Lawrence BRIGGS
42967, Lance Corporal, b. 1889, Clayton d. Fri. 22nd March 1918 (aged 29).
The elder brother of Albert Briggs, Lawrence had enlisted into a different regiment slightly later than his sibling. Lawrence was the son of Timothy and Frances Anne Briggs they lived at 11 Virginia St. Clayton.
On 1901 census Lawrence is shown aged 12 as being employed as a Worsted Spinner. At some point the family moved to 16 Gaythorne Terrace. Lawrence married Mary Jane on 3rd June 1916 and his occupation is shown as a Driver R&A.
Lawrence trained and was sent to France with ‘A’ Company of the 9th Battalion, (Kings Own) Yorkshire light Infantry or the K.O.Y.L.I’s (pronounced ‘koylees’ for short). He lasted longer than his brother did as he was not involved in the first day of the Somme Offensive, but instead fell victim to the German Spring Offensive of 1918, a campaign that nearly cost the Allies the war.
This campaign was begun on Thursday 21st March 1918 when vast numbers of German troops began to pour out of their trenches towards the British lines. The British were totally unprepared for this and their front lines were quickly overwhelmed by the rapidly advancing German troops. A strategic withdrawal had to be made and the British army suddenly found that it was being overrun with large numbers of casualties and prisoners of war being inflicted on them. Throughout the last week of March and the beginning of April 1918, the Germans kept up their advance, pushing the Allies back and back while the British lines were somewhat in disarray. This was the period of the most movement throughout the entire Great War, and cost the lives of tens, if not hundreds of thousands of Allied troops.
Lawrence was caught up in these movements and was killed whilst trying to withdraw from the front, as he died on the second day of the attacks. Because of the sheer volume of troops moving around at this time, many soldiers became separated from their own units and were posted missing in action.

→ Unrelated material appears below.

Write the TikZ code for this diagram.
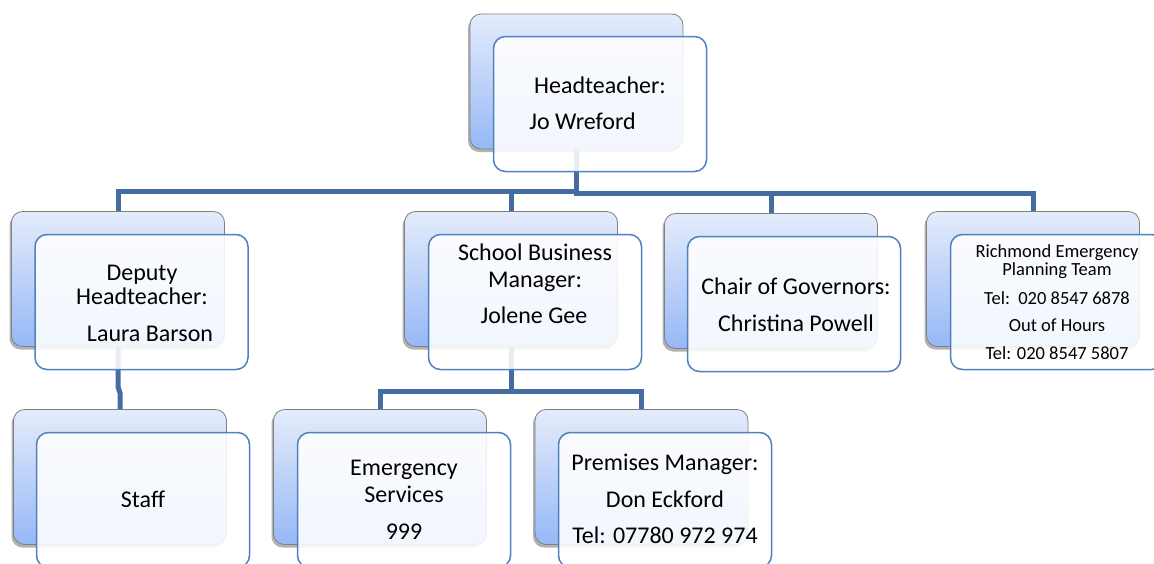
\documentclass[tikz,border=0pt]{standalone}
\usepackage{fontspec}
\setmainfont{Carlito}
\usetikzlibrary{shadows,calc}
\definecolor{connc}{RGB}{68,108,160}
\definecolor{frontc}{RGB}{79,129,189}
\definecolor{backtop}{RGB}{228,236,251}
\definecolor{backbot}{RGB}{150,184,246}
\definecolor{backdraw}{RGB}{128,128,128}
\tikzset{
  backbox/.style={draw=backdraw, line width=0.8pt, rounded corners=11pt,
    top color=backtop, bottom color=backbot, minimum width=213pt, minimum height=135pt,
    drop shadow={shadow xshift=-2pt, shadow yshift=-3pt, opacity=0.3, fill=black}},
  frontbox/.style={draw=frontc, line width=1.5pt, rounded corners=12pt,
    fill=white, fill opacity=0.88, minimum width=213pt, minimum height=135pt},
  conn/.style={draw=connc, line width=5pt},
  txt/.style={anchor=base, inner sep=0pt, font=\fontsize{24}{28}\selectfont, text=black},
  stxt/.style={anchor=base, inner sep=0pt, font=\fontsize{18.5}{22}\selectfont, text=black}
}
\begin{document}
\begin{tikzpicture}[x=1pt,y=-1pt]
\useasboundingbox (0,0) rectangle (1154,563);
% back boxes
\node[backbox] (hb) at (576.5,81.5) {};
\node[backbox] (db) at (118,279) {};
\node[backbox] (sb) at (511,279) {};
\node[backbox] (cb) at (771,281) {};
\node[backbox] (rb) at (1033,279) {};
\node[backbox] (tb) at (120,477) {};
\node[backbox] (eb) at (380,477) {};
\node[backbox] (pb) at (641.5,477) {};
% connectors
\draw[conn] (hb.south) -- ++(0,42) -| (db.north);
\draw[conn] (hb.south) -- ++(0,42) -| (sb.north);
\draw[conn] (hb.south) -- ++(0,44) -| (cb.north);
\draw[conn] (hb.south) -- ++(0,44) -| (rb.north);
\draw[conn] (db.south) -- ++(0,40) -- ++(2,6) |- (tb.north);
\draw[conn] (sb.south) -- ++(0,45) -| (eb.north);
\draw[conn] (sb.south) -- ++(0,45) -| (pb.north);
% front boxes
\node[frontbox] (hf) at (600,104) {};
\node[frontbox] (df) at (141.5,302) {};
\node[frontbox] (sf) at (535,302) {};
\node[frontbox] (cf) at (794,304) {};
\node[frontbox] (rf) at (1057,302) {};
\node[frontbox] (tf) at (143,500) {};
\node[frontbox] (ef) at (404,500) {};
\node[frontbox] (pf) at (665,500) {};
% texts
\node[txt] (h1) at (600,93) {Headteacher:};
\node[txt] (h2) at (582.5,129) {Jo Wreford};
\node[txt] (d1) at (142,280) {Deputy};
\node[txt] (d2) at (142,304) {Headteacher:};
\node[txt] (d3) at (150,341) {Laura Barson};
\node[txt] (s1) at (535,260) {School Business};
\node[txt] (s2) at (535,287) {Manager:};
\node[txt] (s3) at (534,323) {Jolene Gee};
\node[txt] (c1) at (796,294) {Chair of Governors:};
\node[txt] (c2) at (796,331) {Christina Powell};
\node[stxt] (r1) at (1057,257) {Richmond Emergency};
\node[stxt] (r2) at (1057,275) {Planning Team};
\node[stxt] (r3) at (1057,304) {Tel:\ \ 020 8547 6878};
\node[stxt] (r4) at (1057,331) {Out of Hours};
\node[stxt] (r5) at (1057,359) {Tel: 020 8547 5807};
\node[txt] (t1) at (143,507) {Staff};
\node[txt] (e1) at (404,475) {Emergency};
\node[txt] (e2) at (404,502) {Services};
\node[txt] (e3) at (404,539) {999};
\node[txt] (p1) at (665,470) {Premises Manager:};
\node[txt] (p2) at (665,507) {Don Eckford};
\node[txt] (p3) at (665,543) {Tel: 07780 972 974};
\end{tikzpicture}
\end{document}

Some returned having just got lost, some it was later discovered, were prisoners of war, but the time it took for these men to be processed and their families/units informed was up to several months. The worst possible scenario, as was Lawrence’s case, was that they were never seen again, presumably having being killed during the advance, and the bodies were never recovered. In essence they had just ‘disappeared’.
Lawrence is commemorated on the Pozieres Memorial for the missing near the Somme.
Mary Briggs remarried and moved to Thornbury.